═══ Collected material ═══

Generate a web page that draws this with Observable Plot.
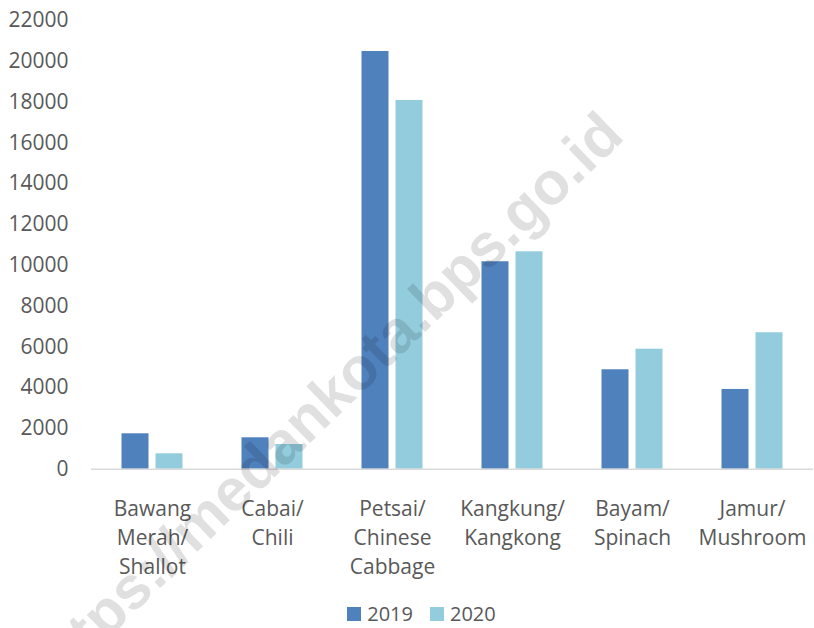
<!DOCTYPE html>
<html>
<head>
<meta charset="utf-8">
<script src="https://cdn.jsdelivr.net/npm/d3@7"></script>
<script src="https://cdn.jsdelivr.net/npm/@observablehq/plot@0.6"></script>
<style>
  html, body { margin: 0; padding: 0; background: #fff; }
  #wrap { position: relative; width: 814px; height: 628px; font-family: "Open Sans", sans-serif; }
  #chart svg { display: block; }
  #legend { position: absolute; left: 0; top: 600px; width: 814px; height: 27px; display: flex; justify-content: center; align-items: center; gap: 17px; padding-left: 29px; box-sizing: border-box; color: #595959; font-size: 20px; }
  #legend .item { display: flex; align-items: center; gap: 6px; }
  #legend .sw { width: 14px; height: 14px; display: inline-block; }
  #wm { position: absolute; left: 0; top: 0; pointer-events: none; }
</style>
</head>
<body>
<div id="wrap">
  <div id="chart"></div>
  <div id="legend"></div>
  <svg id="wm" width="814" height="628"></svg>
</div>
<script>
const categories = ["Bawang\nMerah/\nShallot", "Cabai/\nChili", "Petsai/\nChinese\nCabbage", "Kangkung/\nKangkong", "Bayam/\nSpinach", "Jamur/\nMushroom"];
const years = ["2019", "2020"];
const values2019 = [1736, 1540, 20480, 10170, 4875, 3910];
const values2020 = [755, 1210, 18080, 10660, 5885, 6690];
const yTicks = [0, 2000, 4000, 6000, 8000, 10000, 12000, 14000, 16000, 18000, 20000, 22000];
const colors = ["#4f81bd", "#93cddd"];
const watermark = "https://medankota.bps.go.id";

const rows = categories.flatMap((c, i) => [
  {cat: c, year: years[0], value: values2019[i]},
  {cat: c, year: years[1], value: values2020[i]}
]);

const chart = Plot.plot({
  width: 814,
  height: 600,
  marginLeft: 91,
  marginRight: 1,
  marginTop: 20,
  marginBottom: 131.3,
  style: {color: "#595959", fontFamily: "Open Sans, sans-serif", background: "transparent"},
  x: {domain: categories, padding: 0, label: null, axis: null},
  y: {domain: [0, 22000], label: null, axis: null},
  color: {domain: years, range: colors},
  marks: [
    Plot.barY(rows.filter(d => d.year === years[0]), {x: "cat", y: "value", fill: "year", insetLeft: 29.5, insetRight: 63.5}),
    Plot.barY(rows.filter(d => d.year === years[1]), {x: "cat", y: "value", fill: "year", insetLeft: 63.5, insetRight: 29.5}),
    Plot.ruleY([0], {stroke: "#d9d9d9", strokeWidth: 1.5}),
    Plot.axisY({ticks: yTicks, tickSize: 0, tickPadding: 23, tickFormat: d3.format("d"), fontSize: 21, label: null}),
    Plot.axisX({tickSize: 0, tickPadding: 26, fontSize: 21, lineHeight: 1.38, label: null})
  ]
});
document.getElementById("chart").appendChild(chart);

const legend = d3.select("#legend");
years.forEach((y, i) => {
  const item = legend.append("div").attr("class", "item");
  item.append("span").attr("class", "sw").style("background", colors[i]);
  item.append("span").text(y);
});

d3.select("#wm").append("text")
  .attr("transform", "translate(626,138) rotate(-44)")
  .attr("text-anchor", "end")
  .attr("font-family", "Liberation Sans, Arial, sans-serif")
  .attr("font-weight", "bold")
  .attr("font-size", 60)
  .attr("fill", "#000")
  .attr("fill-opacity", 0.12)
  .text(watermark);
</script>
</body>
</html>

═══

* Aim *
Output all of the data exactly as it stands, minus any images.

* Task result *
Generate a web page that draws this with Observable Plot.
<!DOCTYPE html>
<html>
<head>
<meta charset="utf-8">
<script src="https://cdn.jsdelivr.net/npm/d3@7"></script>
<script src="https://cdn.jsdelivr.net/npm/@observablehq/plot@0.6"></script>
<style>
  html, body { margin: 0; padding: 0; background: #fff; }
  #wrap { position: relative; width: 814px; height: 628px; font-family: "Open Sans", sans-serif; }
  #chart svg { display: block; }
  #legend { position: absolute; left: 0; top: 600px; width: 814px; height: 27px; display: flex; justify-content: center; align-items: center; gap: 17px; padding-left: 29px; box-sizing: border-box; color: #595959; font-size: 20px; }
  #legend .item { display: flex; align-items: center; gap: 6px; }
  #legend .sw { width: 14px; height: 14px; display: inline-block; }
  #wm { position: absolute; left: 0; top: 0; pointer-events: none; }
</style>
</head>
<body>
<div id="wrap">
  <div id="chart"></div>
  <div id="legend"></div>
  <svg id="wm" width="814" height="628"></svg>
</div>
<script>
const categories = ["Bawang\nMerah/\nShallot", "Cabai/\nChili", "Petsai/\nChinese\nCabbage", "Kangkung/\nKangkong", "Bayam/\nSpinach", "Jamur/\nMushroom"];
const years = ["2019", "2020"];
const values2019 = [1736, 1540, 20480, 10170, 4875, 3910];
const values2020 = [755, 1210, 18080, 10660, 5885, 6690];
const yTicks = [0, 2000, 4000, 6000, 8000, 10000, 12000, 14000, 16000, 18000, 20000, 22000];
const colors = ["#4f81bd", "#93cddd"];
const watermark = "https://medankota.bps.go.id";

const rows = categories.flatMap((c, i) => [
  {cat: c, year: years[0], value: values2019[i]},
  {cat: c, year: years[1], value: values2020[i]}
]);

const chart = Plot.plot({
  width: 814,
  height: 600,
  marginLeft: 91,
  marginRight: 1,
  marginTop: 20,
  marginBottom: 131.3,
  style: {color: "#595959", fontFamily: "Open Sans, sans-serif", background: "transparent"},
  x: {domain: categories, padding: 0, label: null, axis: null},
  y: {domain: [0, 22000], label: null, axis: null},
  color: {domain: years, range: colors},
  marks: [
    Plot.barY(rows.filter(d => d.year === years[0]), {x: "cat", y: "value", fill: "year", insetLeft: 29.5, insetRight: 63.5}),
    Plot.barY(rows.filter(d => d.year === years[1]), {x: "cat", y: "value", fill: "year", insetLeft: 63.5, insetRight: 29.5}),
    Plot.ruleY([0], {stroke: "#d9d9d9", strokeWidth: 1.5}),
    Plot.axisY({ticks: yTicks, tickSize: 0, tickPadding: 23, tickFormat: d3.format("d"), fontSize: 21, label: null}),
    Plot.axisX({tickSize: 0, tickPadding: 26, fontSize: 21, lineHeight: 1.38, label: null})
  ]
});
document.getElementById("chart").appendChild(chart);

const legend = d3.select("#legend");
years.forEach((y, i) => {
  const item = legend.append("div").attr("class", "item");
  item.append("span").attr("class", "sw").style("background", colors[i]);
  item.append("span").text(y);
});

d3.select("#wm").append("text")
  .attr("transform", "translate(626,138) rotate(-44)")
  .attr("text-anchor", "end")
  .attr("font-family", "Liberation Sans, Arial, sans-serif")
  .attr("font-weight", "bold")
  .attr("font-size", 60)
  .attr("fill", "#000")
  .attr("fill-opacity", 0.12)
  .text(watermark);
</script>
</body>
</html>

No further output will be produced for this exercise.